I finish pegging the nappies and move on to my children’s clothes, my fingers plunging further into the peg bag.

Real memories now, mine. Train trips to the Royal Children’s Hospital with Mum, learning the stations off by heart, and, afterwards, lighting candles at St Francis’ in the city. Sunday drives to small towns like Flinders, Rokewood, Colac: Dad driving and Mum umpiring the kids, handing out barley sugars, talking about the countryside.

I am hanging my own clothes now and remembering how patient Mum was when a herd of teenage boys would descend upon the kitchen after school, devouring everything in sight, leaving just dirty plates and cups and black scuff-marks on the lino.

I can see Mum hanging out the washing now, holding up the backyard cricket for a few minutes. She had a standard Hills Hoist that fielded at cover, in between the agapanthus and the Clark pool. When Mum and Dad moved to the bush, the kids grown and gone, she pegged out their washing between a few gum trees, watching out for snakes and big red hoppy ants.

Sometimes out at the clothes line I think I hear the phone ring but it is just more memories.

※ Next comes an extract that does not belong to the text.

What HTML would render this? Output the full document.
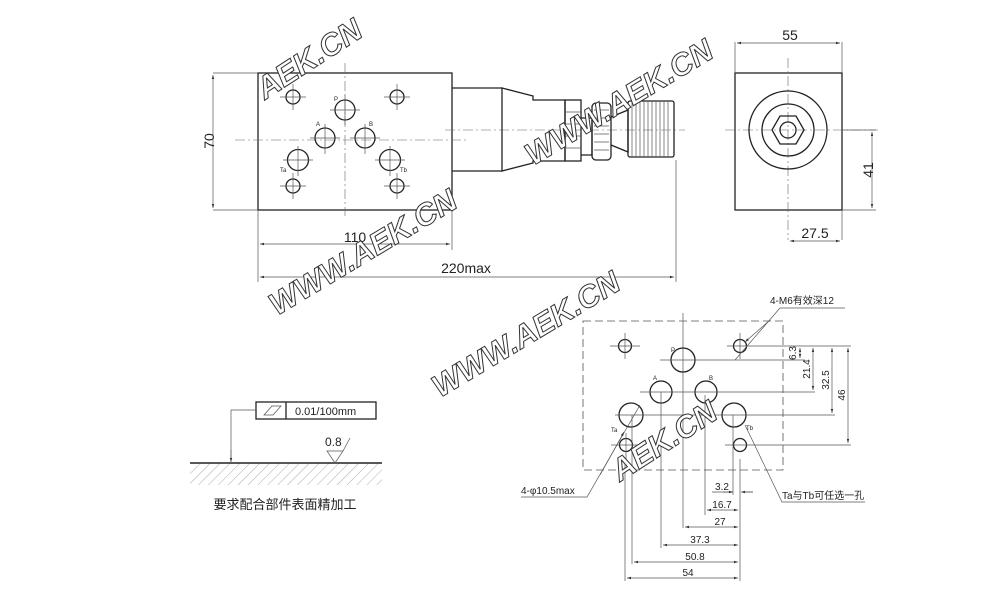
<!DOCTYPE html>
<html><head><meta charset="utf-8"><style>
html,body{margin:0;padding:0;background:#fff}
svg{display:block}
text{font-family:"Liberation Sans","Noto Sans CJK SC",sans-serif;fill:#222}
.l{stroke:#222;fill:none;stroke-width:1.3}
.t{stroke:#555;fill:none;stroke-width:0.7}
.c{stroke:#666;fill:none;stroke-width:0.6;stroke-dasharray:10 3 2 3}
.wm{font-family:"Liberation Sans",sans-serif;font-weight:bold;font-style:italic;font-size:31px;fill:#fff;stroke:#333;stroke-width:1}
</style></head><body>
<svg width="1000" height="610" viewBox="0 0 1000 610" xmlns="http://www.w3.org/2000/svg">
<defs>
<marker id="a" viewBox="0 0 10 10" refX="10" refY="5" markerWidth="6" markerHeight="6" orient="auto-start-reverse"><path d="M0,2 L10,5 L0,8 z" fill="#333"/></marker>
<pattern id="h" width="7" height="7" patternUnits="userSpaceOnUse" patternTransform="rotate(45)"><line x1="0" y1="0" x2="0" y2="7" stroke="#888" stroke-width="0.7"/></pattern>
</defs>

<!-- FRONT VIEW -->
<rect x="258" y="73" width="194" height="137" class="l"/>
<line x1="345" y1="63" x2="345" y2="216" class="c"/>
<line x1="235" y1="140" x2="468" y2="140" class="c"/>
<line x1="445" y1="130" x2="685" y2="130" class="c"/>
<g class="l">
<circle cx="293" cy="97" r="7"/><circle cx="397" cy="97" r="7"/>
<circle cx="345" cy="110" r="10"/>
<circle cx="325" cy="138" r="10"/><circle cx="365" cy="138" r="10"/>
<circle cx="298" cy="160" r="10.5"/><circle cx="390" cy="160" r="10.5"/>
<circle cx="293" cy="186" r="7"/><circle cx="397" cy="186" r="7"/>
</g>
<g class="t">
<path d="M280 97h26M293 84v26M384 97h26M397 84v26M330 110h30M345 95v30M310 138h30M325 124v30M350 138h30M365 124v30M283 160h30M298 146v30M375 160h30M390 146v30M280 186h26M293 173v26M384 186h26M397 173v26"/>
</g>
<g font-size="6" font-family="Liberation Serif"><text x="334" y="101">P</text><text x="316" y="126">A</text><text x="369" y="126">B</text><text x="280" y="172">Ta</text><text x="400" y="172">Tb</text></g>
<path class="l" d="M452 88H502V171H452M502 88L533 96V100H565V161H533V163L502 171Z"/>
<rect x="565" y="100" width="16" height="61" class="l"/>
<path class="t" d="M565 112h16M565 124h16M565 136h16M565 148h16"/>
<path class="l" d="M581 118h11v37h-11"/>
<rect x="592" y="103" width="19" height="57" rx="4" class="l"/>
<path class="t" d="M594 110h15M594 118h15M594 126h15M594 134h15M594 142h15M594 150h15"/>
<path class="l" d="M611 117L628 110V152L611 145"/>
<rect x="628" y="101" width="46" height="56" rx="2" class="l"/>
<path class="t" d="M632 101v56M636 101v56M640 101v56M644 101v56M648 101v56M652 101v56M656 101v56M660 101v56M664 101v56M668 101v56"/>
<!-- dims front -->
<path class="t" d="M213 73h45M213 210h45M258 210v72M452 210v40M676 160v122"/>
<line x1="213" y1="75" x2="213" y2="208" class="t" marker-start="url(#a)" marker-end="url(#a)"/>
<text x="209" y="146" font-size="14" transform="rotate(-90 209 141)" text-anchor="middle">70</text>
<line x1="260" y1="244" x2="450" y2="244" class="t" marker-start="url(#a)" marker-end="url(#a)"/>
<text x="355" y="242" font-size="14" text-anchor="middle">110</text>
<line x1="260" y1="277" x2="674" y2="277" class="t" marker-start="url(#a)" marker-end="url(#a)"/>
<text x="466" y="273" font-size="14" text-anchor="middle">220max</text>

<!-- SIDE VIEW -->
<rect x="735" y="73" width="107" height="137" class="l"/>
<line x1="788" y1="58" x2="788" y2="240" class="c"/>
<line x1="725" y1="130" x2="878" y2="130" class="c"/>
<g class="l"><circle cx="788" cy="130" r="39"/><circle cx="788" cy="130" r="26"/>
<polygon points="804,130 796,116 780,116 772,130 780,144 796,144"/><circle cx="788" cy="130" r="8"/></g>
<path class="t" d="M735 42v31M842 42v31M842 210h34M842 130h34M842 210v30"/>
<line x1="737" y1="43" x2="840" y2="43" class="t" marker-start="url(#a)" marker-end="url(#a)"/>
<text x="790" y="40" font-size="14" text-anchor="middle">55</text>
<line x1="872" y1="132" x2="872" y2="208" class="t" marker-start="url(#a)" marker-end="url(#a)"/>
<text x="868" y="175" font-size="14" transform="rotate(-90 868 170)" text-anchor="middle">41</text>
<line x1="790" y1="241" x2="840" y2="241" class="t" marker-start="url(#a)" marker-end="url(#a)"/>
<text x="815" y="238" font-size="14" text-anchor="middle">27.5</text>

<!-- BOTTOM RIGHT -->
<rect x="583" y="321" width="200" height="149" fill="none" stroke="#555" stroke-width="0.8" stroke-dasharray="8 4"/>
<line x1="683" y1="313" x2="683" y2="528" class="t"/>
<g class="l">
<circle cx="625" cy="346" r="6.5"/><circle cx="740" cy="346" r="6.5"/>
<circle cx="683" cy="360" r="12"/>
<circle cx="661" cy="392" r="11"/><circle cx="706" cy="392" r="11"/>
<circle cx="631" cy="415" r="12"/><circle cx="734" cy="415" r="12"/>
<circle cx="626" cy="445" r="6.5"/><circle cx="740" cy="445" r="6.5"/>
</g>
<g class="t">
<path d="M610 346h30M625 333v26M727 346h124M740 333v26M660 360h145M640 392h175M615 415h220M611 445h30M626 433v26M725 445h126"/>
<path d="M625 459v122M632 415v149M661 392v156M705 395v120M740 459v122M733 415v80"/>
</g>
<g font-size="6" font-family="Liberation Serif"><text x="671" y="352">P</text><text x="653" y="380">A</text><text x="709" y="380">B</text><text x="611" y="432">Ta</text><text x="746" y="430">Tb</text></g>
<g class="t">
<line x1="800" y1="348" x2="800" y2="358" marker-start="url(#a)" marker-end="url(#a)"/>
<line x1="813" y1="348" x2="813" y2="390" marker-start="url(#a)" marker-end="url(#a)"/>
<line x1="832" y1="348" x2="832" y2="413" marker-start="url(#a)" marker-end="url(#a)"/>
<line x1="848" y1="348" x2="848" y2="443" marker-start="url(#a)" marker-end="url(#a)"/>
</g>
<g font-size="10" text-anchor="middle">
<text transform="translate(796 353) rotate(-90)">6.3</text>
<text transform="translate(810 369) rotate(-90)">21.4</text>
<text transform="translate(829 380) rotate(-90)">32.5</text>
<text transform="translate(845 395) rotate(-90)">46</text>
</g>
<g class="t">
<path d="M712 492h21M745 492h8"/>
<line x1="723" y1="492" x2="733" y2="492" marker-end="url(#a)"/>
<line x1="753" y1="492" x2="741" y2="492" marker-end="url(#a)"/>
<line x1="707" y1="510" x2="738" y2="510" marker-start="url(#a)" marker-end="url(#a)"/>
<line x1="685" y1="527" x2="738" y2="527" marker-start="url(#a)" marker-end="url(#a)"/>
<line x1="663" y1="545" x2="738" y2="545" marker-start="url(#a)" marker-end="url(#a)"/>
<line x1="634" y1="562" x2="738" y2="562" marker-start="url(#a)" marker-end="url(#a)"/>
<line x1="627" y1="578" x2="738" y2="578" marker-start="url(#a)" marker-end="url(#a)"/>
</g>
<g font-size="10" text-anchor="middle">
<text x="722" y="490">3.2</text><text x="722" y="508">16.7</text><text x="720" y="525">27</text>
<text x="700" y="543">37.3</text><text x="695" y="560">50.8</text><text x="688" y="576">54</text>
</g>
<text x="770" y="304" font-size="10">4-M6有效深12</text>
<path class="t" d="M845 308H780L735 360"/>
<line x1="770" y1="320" x2="745" y2="342" class="t" marker-end="url(#a)"/>
<text x="521" y="494" font-size="10">4-φ10.5max</text>
<path class="t" d="M521 497H587L640 405"/>
<line x1="600" y1="475" x2="624" y2="432" class="t" marker-end="url(#a)"/>
<text x="782" y="499" font-size="10">Ta与Tb可任选一孔</text>
<path class="t" d="M865 502H782L745 425"/>

<!-- BOTTOM LEFT -->
<rect x="256" y="402" width="120" height="17" fill="none" stroke="#222" stroke-width="1.3"/>
<line x1="286" y1="402" x2="286" y2="419" stroke="#222" stroke-width="1.3"/>
<polygon points="264,415 272,406 281,406 273,415" class="t"/>
<text x="295" y="415" font-size="11">0.01/100mm</text>
<path class="t" d="M256 410H231V460"/>
<line x1="231" y1="450" x2="231" y2="462" class="t" marker-end="url(#a)"/>
<rect x="190" y="463" width="192" height="22" fill="url(#h)"/>
<line x1="190" y1="463" x2="382" y2="463" stroke="#222" stroke-width="1.6"/>
<path class="t" d="M327 451H343L335 463ZM343 451L350 438"/>
<text x="325" y="446" font-size="12">0.8</text>
<text x="285" y="509" font-size="13" text-anchor="middle">要求配合部件表面精加工</text>

<!-- WATERMARKS -->
<text class="wm" transform="translate(265 100) rotate(-33)">AEK.CN</text>
<text class="wm" transform="translate(533 166) rotate(-31)">WWW.AEK.CN</text>
<text class="wm" transform="translate(277 316) rotate(-31)">WWW.AEK.CN</text>
<text class="wm" transform="translate(440 398) rotate(-31)">WWW.AEK.CN</text>
<text class="wm" transform="translate(620 482) rotate(-33)">AEK.CN</text>
</svg>
</body></html>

It is Mum calling, wishing me Happy Birthday, cajoling Dad to say hello.

The clothes basket is empty now, all the washing in neat lines, casting shadows over the vegie patch, over the past.

I can see Mum in hospital now, wired up to all sorts of things, but smiling, modest, motherly.

There’s only one peg left, and that’s for the morning Dad rang.

 

Thirteen pegs was published in the Herald Sun in late 1993 and in the West Australian in early 1994. It is also part of my 2003 collection of family stories, Jacaranda Avenue.